(Reuters) - Lebanon is in a crucial week with the term of pro-Syrian President Emile Lahoud ending on Friday and deeply divided politicians yet to agree on his successor.
France has been leading mediation efforts to reach agreement on a candidate acceptable to both the Western-backed governing coalition, which is opposed to Syrian influence in Lebanon, and the opposition led by the pro-Damascus Hezbollah.
But French Foreign Minister Bernard Kouchner complained on Monday that his country’s initiative was being blocked.
Failure to reach an agreement would deepen the country’s worst internal crisis since the 1975-1990 civil war. Many fear the conflict will lead to two rival governments and bloodshed.
Following are scenarios for what may unfold in the coming days.
As part of the French initiative, parliamentary speaker Nabih Berri, a leading opposition figure, and majority leader Saad al-Hariri have received a list of presidential candidates from the head of the Maronite Christian church. The two leaders are supposed to pick a candidate, who has to be a Maronite according to Lebanon’s sectarian power-sharing system.
Political sources say the list includes three moderate figures who could be acceptable to the sides. They are former minister Michel Edde, MP Robert Ghanem and former central bank governor Michel Khoury.
A parliament session to elect a new president was postponed for two days to Friday to give the rivals more time to agree.
A deal will guarantee the attendance of opposition legislators at the parliamentary session, securing a two-thirds quorum for the vote in the 128-seat chamber.
The new president will nominate a prime minister to form a cabinet.
The opposition would end a protest camp which it set up a year ago in central Beirut to demand the removal of Prime Minister Fouad Siniora’s government.
Failure to reach a deal could result in one or more of the following:
Some members of the governing coalition say the majority has the right to elect the new president without two thirds of the legislators in attendance. On this basis, the governing coalition could call its politicians to gather to elect a president. The coalition has a slim absolute majority of three.

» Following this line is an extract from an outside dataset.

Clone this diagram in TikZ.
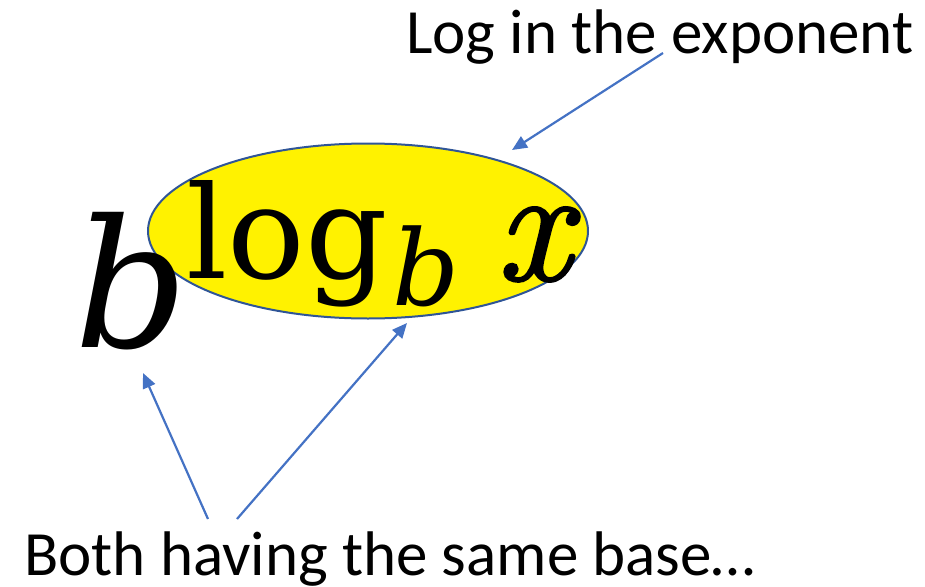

Such an election would have to be convened outside parliament because only Berri has the authority to call sessions in the chamber. The opposition has said such a move would be tantamount to a coup. It would respond, but has yet to declare what it would do. Opposition sources say such a move could lead to large-scale confrontations on the streets.
GOVERNING COALITION DECIDES AGAINST ELECTING PRESIDENT, BUT
The governing coalition may decide against electing a president with an absolute majority but leave the Siniora government in place. Both the opposition and Lahoud fiercely dispute the legitimacy of this government since all its Shi‘ite Muslim ministers quit last year. Hezbollah has said this scenario is as bad as the governing coalition electing a president by absolute majority, but Hezbollah MP Mohammad Raad has said the sides could still work towards a consensus president even after the end of Lahoud’s term.
In either of the above scenarios, Lahoud may take the step of signing his powers over to a new administration before leaving office. He previously floated the idea of appointing army chief General Michel Suleiman to head a new cabinet. Hezbollah leader Sayyed Hassan Nasrallah on November 11 called on Lahoud to take a “salvation” measure if there was no resolution to the political conflict, appearing to back the formation of a parallel government. The governing coalition would reject any such move by Lahoud as unconstitutional.
The rival sides have accused each other of arming and training followers and the United Nations has expressed concern that they have been preparing themselves in case of a constitutional vacuum. Many Lebanese fear a further escalation in the political tension would quickly spill into the streets. The army has warned against violence and deployed to guarantee security.